**DATA**
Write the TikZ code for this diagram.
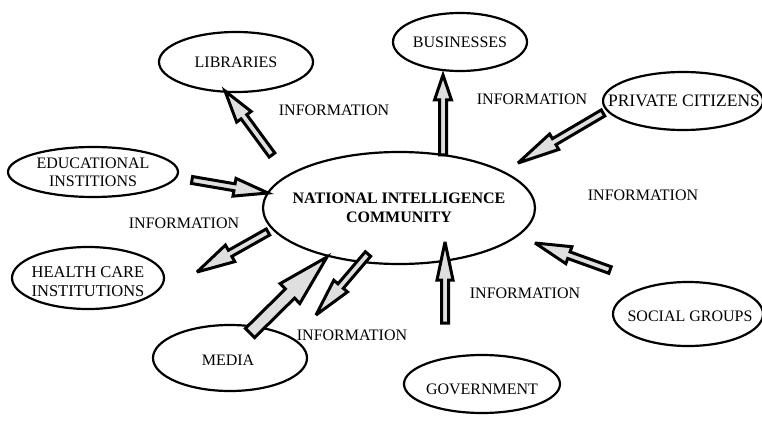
\documentclass[tikz,border=0pt]{standalone}
\usepackage{fontspec}
\setmainfont{Liberation Serif}
\usetikzlibrary{shapes.geometric,calc}
\tikzset{
  x=1pt,y=-1pt,
  oval/.style={draw,line width=2.2pt,ellipse,inner sep=0pt},
  txt/.style={inner sep=0pt,align=center,font=\fontsize{16}{18}\selectfont},
  infolabel/.style={font=\fontsize{16}{18}\selectfont,inner sep=0pt},
  barrow/.style={draw,line width=3pt,fill=gray!25,line join=miter,miter limit=4}
}
\newcommand\blockarr[5]{%
  \coordinate (ba-h) at ($(#2)!#5!(#1)$);
  \draw[barrow] ($(#1)!#3!90:(#2)$) -- ($(ba-h)!#3!90:(#2)$) -- ($(ba-h)!#4!90:(#2)$) -- (#2)
    -- ($(ba-h)!#4!-90:(#2)$) -- ($(ba-h)!#3!-90:(#2)$) -- ($(#1)!#3!-90:(#2)$) -- cycle;}
\begin{document}
\begin{tikzpicture}
\useasboundingbox (0,0) rectangle (762,422);
% ellipses
\node[oval,minimum width=154,minimum height=60] (lib) at (236,62) {};
\node[oval,minimum width=134,minimum height=58] (bus) at (460,42) {};
\node[oval,minimum width=160,minimum height=58] (pc) at (683,101) {};
\node[oval,minimum width=170,minimum height=50] (edu) at (93,172) {};
\node[oval,minimum width=152,minimum height=62] (hc) at (88,278) {};
\node[oval,minimum width=272,minimum height=112] (nic) at (399,208) {};
\node[oval,minimum width=154,minimum height=66] (med) at (230,358) {};
\node[oval,minimum width=156,minimum height=58] (gov) at (482,384) {};
\node[oval,minimum width=150,minimum height=64] (soc) at (688,314) {};
% texts
\node[txt] (libt) at (lib) {LIBRARIES};
\node[txt] (bust) at (bus) {BUSINESSES};
\node[txt,font=\fontsize{17.5}{19}\selectfont] (pct) at (684,101) {PRIVATE CITIZENS};
\node[txt] (edut) at (edu) {EDUCATIONAL\\INSTITIONS};
\node[txt,font=\fontsize{16.5}{19}\selectfont] (hct) at (88,282) {HEALTH CARE\\INSTITUTIONS};
\node[txt,font=\fontsize{16}{19}\bfseries] (nict) at (nic) {NATIONAL INTELLIGENCE\\COMMUNITY};
\node[txt] (medt) at (228,360) {MEDIA};
\node[txt] (govt) at (482,389) {GOVERNMENT};
\node[txt] (soct) at (690,316) {SOCIAL GROUPS};
% labels
\node[infolabel] (i1) at (334,110) {INFORMATION};
\node[infolabel] (i2) at (532,99) {INFORMATION};
\node[infolabel] (i3) at (643,195) {INFORMATION};
\node[infolabel] (i4) at (184,223) {INFORMATION};
\node[infolabel] (i5) at (352,335) {INFORMATION};
\node[infolabel] (i6) at (525,293) {INFORMATION};
% arrow end points
\coordinate (a1t) at (272,155); \coordinate (a1p) at (225,91);
\coordinate (a2t) at (443,155); \coordinate (a2p) at (443,75);
\coordinate (a3t) at (603,113); \coordinate (a3p) at (518,163);
\coordinate (a4t) at (192,180); \coordinate (a4p) at (268,193);
\coordinate (a5t) at (268,232); \coordinate (a5p) at (197,272);
\coordinate (a6t) at (250,333); \coordinate (a6p) at (327,257);
\coordinate (a7t) at (368,254); \coordinate (a7p) at (316,315);
\coordinate (a8t) at (445,323); \coordinate (a8p) at (445,242);
\coordinate (a9t) at (610,270); \coordinate (a9p) at (535,243);
\blockarr{a1t}{a1p}{3.5pt}{9pt}{32pt}
\blockarr{a2t}{a2p}{3.5pt}{8.5pt}{25pt}
\blockarr{a3t}{a3p}{3.5pt}{9pt}{42pt}
\blockarr{a4t}{a4p}{3.5pt}{9pt}{34pt}
\blockarr{a5t}{a5p}{3.5pt}{9.5pt}{38pt}
\blockarr{a6t}{a6p}{6.5pt}{14pt}{52pt}
\blockarr{a7t}{a7p}{3.5pt}{9pt}{38pt}
\blockarr{a8t}{a8p}{3.5pt}{8pt}{38pt}
\blockarr{a9t}{a9p}{3.5pt}{9pt}{36pt}
\end{tikzpicture}
\end{document}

**WHAT YOU HAVE TO DO**
Reproduce each line exactly, please, except for any pictures.

**SOLUTION FOR THIS PROBLEM**
Write the TikZ code for this diagram.
\documentclass[tikz,border=0pt]{standalone}
\usepackage{fontspec}
\setmainfont{Liberation Serif}
\usetikzlibrary{shapes.geometric,calc}
\tikzset{
  x=1pt,y=-1pt,
  oval/.style={draw,line width=2.2pt,ellipse,inner sep=0pt},
  txt/.style={inner sep=0pt,align=center,font=\fontsize{16}{18}\selectfont},
  infolabel/.style={font=\fontsize{16}{18}\selectfont,inner sep=0pt},
  barrow/.style={draw,line width=3pt,fill=gray!25,line join=miter,miter limit=4}
}
\newcommand\blockarr[5]{%
  \coordinate (ba-h) at ($(#2)!#5!(#1)$);
  \draw[barrow] ($(#1)!#3!90:(#2)$) -- ($(ba-h)!#3!90:(#2)$) -- ($(ba-h)!#4!90:(#2)$) -- (#2)
    -- ($(ba-h)!#4!-90:(#2)$) -- ($(ba-h)!#3!-90:(#2)$) -- ($(#1)!#3!-90:(#2)$) -- cycle;}
\begin{document}
\begin{tikzpicture}
\useasboundingbox (0,0) rectangle (762,422);
% ellipses
\node[oval,minimum width=154,minimum height=60] (lib) at (236,62) {};
\node[oval,minimum width=134,minimum height=58] (bus) at (460,42) {};
\node[oval,minimum width=160,minimum height=58] (pc) at (683,101) {};
\node[oval,minimum width=170,minimum height=50] (edu) at (93,172) {};
\node[oval,minimum width=152,minimum height=62] (hc) at (88,278) {};
\node[oval,minimum width=272,minimum height=112] (nic) at (399,208) {};
\node[oval,minimum width=154,minimum height=66] (med) at (230,358) {};
\node[oval,minimum width=156,minimum height=58] (gov) at (482,384) {};
\node[oval,minimum width=150,minimum height=64] (soc) at (688,314) {};
% texts
\node[txt] (libt) at (lib) {LIBRARIES};
\node[txt] (bust) at (bus) {BUSINESSES};
\node[txt,font=\fontsize{17.5}{19}\selectfont] (pct) at (684,101) {PRIVATE CITIZENS};
\node[txt] (edut) at (edu) {EDUCATIONAL\\INSTITIONS};
\node[txt,font=\fontsize{16.5}{19}\selectfont] (hct) at (88,282) {HEALTH CARE\\INSTITUTIONS};
\node[txt,font=\fontsize{16}{19}\bfseries] (nict) at (nic) {NATIONAL INTELLIGENCE\\COMMUNITY};
\node[txt] (medt) at (228,360) {MEDIA};
\node[txt] (govt) at (482,389) {GOVERNMENT};
\node[txt] (soct) at (690,316) {SOCIAL GROUPS};
% labels
\node[infolabel] (i1) at (334,110) {INFORMATION};
\node[infolabel] (i2) at (532,99) {INFORMATION};
\node[infolabel] (i3) at (643,195) {INFORMATION};
\node[infolabel] (i4) at (184,223) {INFORMATION};
\node[infolabel] (i5) at (352,335) {INFORMATION};
\node[infolabel] (i6) at (525,293) {INFORMATION};
% arrow end points
\coordinate (a1t) at (272,155); \coordinate (a1p) at (225,91);
\coordinate (a2t) at (443,155); \coordinate (a2p) at (443,75);
\coordinate (a3t) at (603,113); \coordinate (a3p) at (518,163);
\coordinate (a4t) at (192,180); \coordinate (a4p) at (268,193);
\coordinate (a5t) at (268,232); \coordinate (a5p) at (197,272);
\coordinate (a6t) at (250,333); \coordinate (a6p) at (327,257);
\coordinate (a7t) at (368,254); \coordinate (a7p) at (316,315);
\coordinate (a8t) at (445,323); \coordinate (a8p) at (445,242);
\coordinate (a9t) at (610,270); \coordinate (a9p) at (535,243);
\blockarr{a1t}{a1p}{3.5pt}{9pt}{32pt}
\blockarr{a2t}{a2p}{3.5pt}{8.5pt}{25pt}
\blockarr{a3t}{a3p}{3.5pt}{9pt}{42pt}
\blockarr{a4t}{a4p}{3.5pt}{9pt}{34pt}
\blockarr{a5t}{a5p}{3.5pt}{9.5pt}{38pt}
\blockarr{a6t}{a6p}{6.5pt}{14pt}{52pt}
\blockarr{a7t}{a7p}{3.5pt}{9pt}{38pt}
\blockarr{a8t}{a8p}{3.5pt}{8pt}{38pt}
\blockarr{a9t}{a9p}{3.5pt}{9pt}{36pt}
\end{tikzpicture}
\end{document}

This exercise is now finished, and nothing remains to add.